In this instance, the United States provided a list identifying the individuals who it believed to be victims of the defendants' scheme to the Probation Office and defendants, including the names and known addresses or last-known whereabouts of the victims, as well as the amount of loss sought on their behalf by the United States based on the evidence available. The Probation Office provided notice to the identified victims to the extent practicable and received Declarations of Victim Losses (Form PROB 72) in return, which were entered in the record of this matter. Additionally, the Court understands that the United States provided the defendants with the amounts of loss that it sought to prove as well as access to any evidence upon which the United States' relied with respect to its position on the amount of loss or might rely in support of its position well in advance of the hearings on the restitution matter. Defendant Corey Garner was provided an opportunity to review those materials and had the opportunity to question Special Agent Alan Lowe at the hearing convened in this matter. Thus, even if the procedural aspects of the MVRA were not followed to the letter, the Court concludes that the spirit of the requirements was met — disclosure, the opportunity for meaningful review of the evidence and the conclusions to be drawn from them, and the provision of adequate opportunity to raise objections and argument concerning restitution.

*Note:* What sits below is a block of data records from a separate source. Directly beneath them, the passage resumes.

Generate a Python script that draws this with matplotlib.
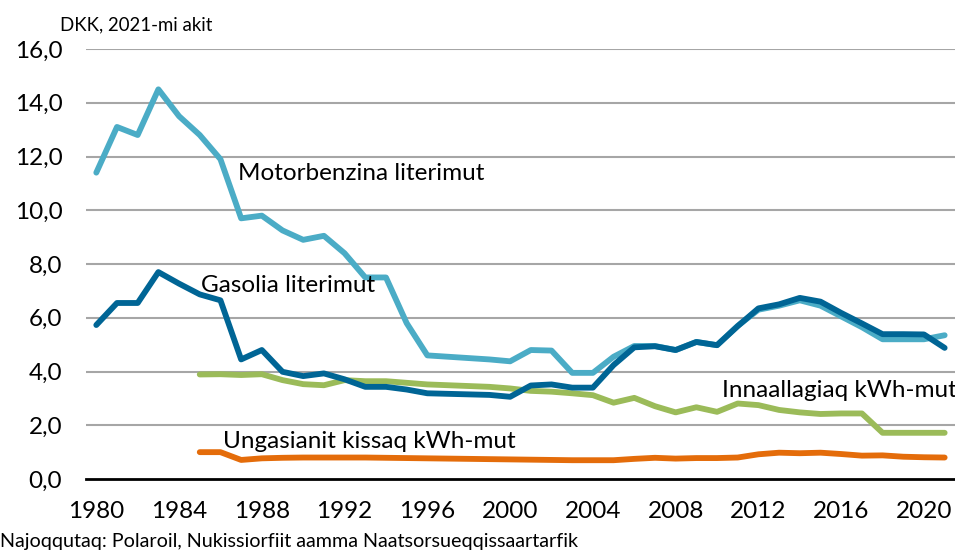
import matplotlib.pyplot as plt

years = list(range(1980, 2022))
years_el = list(range(1985, 2022))

benzin = [11.4, 13.1, 12.8, 14.5, 13.5, 12.8, 11.9, 9.7, 9.8, 9.25,
          8.9, 9.05, 8.4, 7.5, 7.5, 5.8, 4.6, 4.55, 4.5, 4.45,
          4.38, 4.8, 4.78, 3.95, 3.95, 4.55, 4.95, 4.95, 4.8, 5.1,
          4.98, 5.7, 6.3, 6.45, 6.65, 6.45, 6.05, 5.65, 5.2, 5.2,
          5.2, 5.35]

gasolia = [5.73, 6.55, 6.55, 7.7, 7.27, 6.87, 6.65, 4.45, 4.8, 3.99,
           3.83, 3.93, 3.71, 3.43, 3.43, 3.33, 3.19, 3.17, 3.15, 3.13,
           3.06, 3.48, 3.52, 3.4, 3.4, 4.24, 4.9, 4.94, 4.8, 5.1,
           4.98, 5.69, 6.35, 6.5, 6.74, 6.6, 6.18, 5.79, 5.39, 5.39,
           5.38, 4.88]

innaallagiaq = [3.89, 3.9, 3.87, 3.9, 3.68, 3.53, 3.49, 3.68, 3.64, 3.64,
                3.58, 3.52, 3.49, 3.46, 3.43, 3.37, 3.28, 3.25, 3.19, 3.12,
                2.84, 3.02, 2.71, 2.48, 2.67, 2.5, 2.81, 2.75, 2.57, 2.48,
                2.42, 2.44, 2.44, 1.72, 1.72, 1.72, 1.72]

kissaq = [1.0, 1.0, 0.71, 0.77, 0.79, 0.8, 0.8, 0.8, 0.8, 0.79,
          0.78, 0.77, 0.76, 0.75, 0.74, 0.73, 0.72, 0.71, 0.7, 0.7,
          0.7, 0.75, 0.79, 0.76, 0.78, 0.78, 0.8, 0.92, 0.98, 0.96,
          0.98, 0.93, 0.87, 0.88, 0.83, 0.81, 0.8]

yticks = [0, 2, 4, 6, 8, 10, 12, 14, 16]
xticks = list(range(1980, 2021, 4))

plt.rcParams['font.family'] = ['Lato', 'DejaVu Sans']
fs = 17.5

fig = plt.figure(figsize=(9.55, 5.52), dpi=100)
ax = fig.add_axes([0.09, 0.1322, 0.91, 0.7790])

ax.set_xlim(1979.5, 2021.5)
ax.set_ylim(0, 16)

for y in yticks[1:]:
    ax.axhline(y, color='#A6A6A6', linewidth=1.5, zorder=1)

kw = dict(linewidth=4.2, solid_capstyle='round', solid_joinstyle='round', zorder=3)
ax.plot(years_el, kissaq, color='#E46C0A', **kw)
ax.plot(years_el, innaallagiaq, color='#9BBB59', **kw)
ax.plot(years, benzin, color='#4BACC6', **kw)
ax.plot(years, gasolia, color='#006595', **kw)

for side in ['top', 'right', 'left']:
    ax.spines[side].set_visible(False)
ax.spines['bottom'].set_linewidth(2)
ax.spines['bottom'].set_color('black')
ax.spines['bottom'].set_zorder(4)

ax.set_yticks(yticks)
ax.set_yticklabels([f'{v:.1f}'.replace('.', ',') for v in yticks], fontsize=fs)
ax.set_xticks(xticks)
ax.set_xticklabels([str(v) for v in xticks], fontsize=fs)
ax.tick_params(length=0)
ax.tick_params(axis='x', pad=16)
ax.tick_params(axis='y', pad=17)

ax.text(1986.85, 11.38, 'Motorbenzina literimut', fontsize=fs, va='center')
ax.text(1985.06, 7.21, 'Gasolia literimut', fontsize=fs, va='center')
ax.text(2010.24, 3.31, 'Innaallagiaq kWh-mut', fontsize=fs, va='center')
ax.text(1986.12, 1.41, 'Ungasianit kissaq kWh-mut', fontsize=fs, va='center')

fig.text(60 / 955, 1 - 25 / 552, 'DKK, 2021-mi akit', fontsize=13.4, va='center')
fig.text(0.0, 1 - 541 / 552, 'Najoqqutaq: Polaroil, Nukissiorfiit aamma Naatsorsueqqissaartarfik',
         fontsize=14.2, va='center')

fig.savefig('out.png', dpi=100)
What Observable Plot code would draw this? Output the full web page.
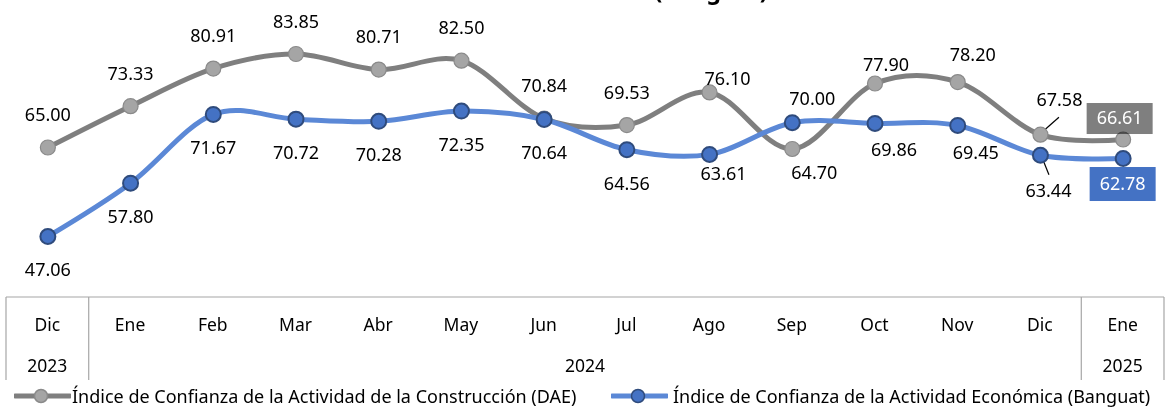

Accordingly, for all of the reasons stated during the hearing and in this Memorandum Opinion and Order, the Court concludes that the United States has borne the burden of demonstrating by a preponderance of the evidence that restitution is owed to those individuals identified by Agent Lowe and listed in the spreadsheets. From the evidence presented, the Court concludes that each of those individuals is a person directly and proximately harmed by a co-conspirator's conduct in the course of the scheme, conspiracy, or pattern charged in this matter and that each of the defendants should be held jointly and severally liable for all foreseeable losses within the scope of their involvement in the conspiracy regardless of whether each individual's specific loss is attributable to the particular conspirator being held liable. See 18 U.S.C. § 3663A(a)(2). The Court modifies its decision as announced on April 20, 2015, in one respect. Agent Lowe testified that the amount of loss sustained by the individual victims was $1,807,517.06, as reflected on the Master Victim List. The list specific to Defendant Garner, which Agent Lowe testified should reflect the entire amount of loss attributable to the Garner group for the course of the conspiracy, states a loss amount of $1,807,520.06. The three dollar discrepancy appears to be due to typographical error in the information for Victim # 95. The Master Victim List indicates that he sustained a loss of $8,884.00, and the list specific Defendant Garner indicates that this victim sustained a loss of $8,887.00. Victim # 95's loss is reported as $8,884.00 on the lists provided specific to loss attributable to Defendants Harold Smith, Eli Holley, Sabrina Carmichael, and Brooks Sowell. The Court concludes that the lesser amount is correct.
Accordingly, restitution is ordered, jointly and severally, in the amount of $1,807,517.06 for Defendant Nicholas Corey Garner.